’09 TAGT: Parent Perspective “Create Your Own Story”
Comments by Tracy Fisher
Change Your Story, Change Your Life – Stephanie Tolan (gifted writer) – what I heard… – Tracy Fisher
As a child she:
• Was annoying and fast
• Was talkative
• Grew bored in school, finished early and invented stories in her head…
• Corrected teachers (felt it was her moral obligation)
• Demonstrated all five of Dabrowski’s intensities – Over-excitabilities
• Showed “Intensitivity” (intense and sensitive/emotional)
She loved to read and was amazed that books (just paper with black marks) could create such wonderful characters. She began writing at 9 yrs old and was certain she would be a writer.
As she grew older she began to get more depressed and was a pessimist. Nothing ever worked out, the line she would stand in would always end up being the longest line, etc. To cope, she wrote books for kids that always offered hope.
She made living and story connections in Welcome to the Arc – a book that some describe as science fiction – which is about profoundly gifted children who were able to communicate telepathically with one another, really. Profoundly gifted kids appear to most people as unreal – they do things that are unbelievable, such as speaking in sentences at 6 mos, reading at two, etc.
She asks kids when she meets with them: How many have read a book and were sad when it ended – just marks on a page?
Surviving the Applewhites (2003 Newbery Honor Book)
Where were the applewhites before they were in the book?
They were in your imagination.
Where does imagination come from?
Authors have a great sense of power and understand about “free will.”
We ALL tell stories…everyday. She used the example of the freak snow storm in Houston the morning of her talk. We can tell a story, “I’m never going to get home, I’ll be stuck for hours…etc.” Or “I’m so glad I’m inside and warm. What a gift. I’m sure things will go well for me today…”
Change your story, change your experience.
“Nothing exists in reality that didn’t first exist in the mind.”
Minds are thought of as in the head/brain…
The mind resides throughout body…scientists have learned
Brain is organic equivalent to technology…
Is the music in the radio?
Radio waves…
There are cultural mindsets.
Consciousness –
Listen to the stories you tell about yourself…
Say instead, “I have what I need.”
World is worse for GT kids today.
NCLB…
So, let these GT kids know they are the Heroes of their own stories.
“I’m always going to get beat up, picked on…”
How they feel about themselves is critical.
Read her article “The Problem of Pain”
“Lord of the Rings” is one of her favorite stories
It had meaning (save middle earth) – hero of story… Fellowship of others to protect them. Gallum is a villian, Froto can’t give up ring, Gallum does it…he was needed.
Need conflict for a story…
Cinderella – changes her story… Magic happens when you’re determined enough (not really a fairy godmother).
How much power exists in every hero in every story.
It’s up to the story teller…
Imagination is extremely malleable
Pollyanna has much more fun…(optimist)
Kids are better able to change their story… Tell them to, “Take responsibility for your own story.” Feel better, not rotten
Get an Easy Button from Staples
I can do this!
Lie down if you’re exhausted… Then get up and keep going.

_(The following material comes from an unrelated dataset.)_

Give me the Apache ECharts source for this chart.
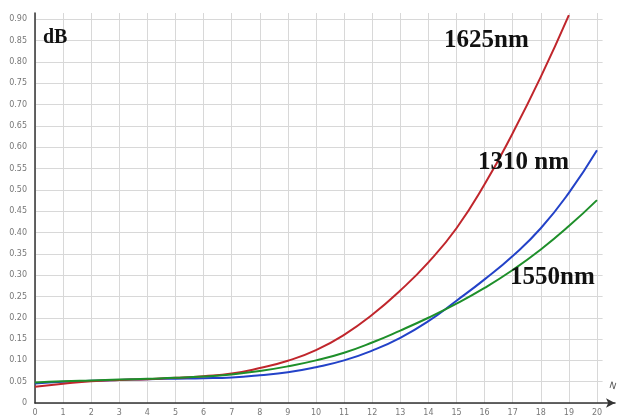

Heroes don’t quit.
We’re not here to hit holes in one… We build hazards in golf courses. We need conflicts, makes it interesting…
You are not accidental. Everyone is a part of existence.
Existence needs you. Without you something will be missing in existence and nobody can replace it.
_______________________________________________________________________________________________________________________________
Comments from Amanda O’Neal
Wow…Stephanie Tolan’s talk was amazingly inspirational!! Here’s some of the highlights from what she said:
Magic happens when you are creative enough to conjure it up (as in Cinderella). How much power exists in every hero? The amount they will allow themselves to have.
Kids find changing thier own story easier than adults. Tell them to take responsibilities for thier own mental challenges. Most of our stories are relatively dysfunctional. So that’s life! Change your story. The better you feel about something, the better you will do. Reality is amazingly maleable.
There is nothing that exists in reality that did not first exist in the mind (ex: electricity). Our mind is an organic living version of our technology. Can you take apart a radio and find the music in it? The mind exists all aroud us like the music in the radio.
Begin listening to the stories you tell yourself and your gifted kids. Let kids know they are the heros and the writers of thier own story. Don’t have them sit at a desk and wait for education to come to them. Help them find what they need (learning on thier own or online). Use school to learn social skills. Don’t let the story be that they are a victim of a system not built for them.
Tolan’s recommended readings for kids: “Welcome to the Ark” – Highly and profoundly gifted kids related well to it. It’s about real children with IQs over 200. It’s not science fiction. It’s about children she observed and they could actually do the things they do in the book (like talk to each other without talking).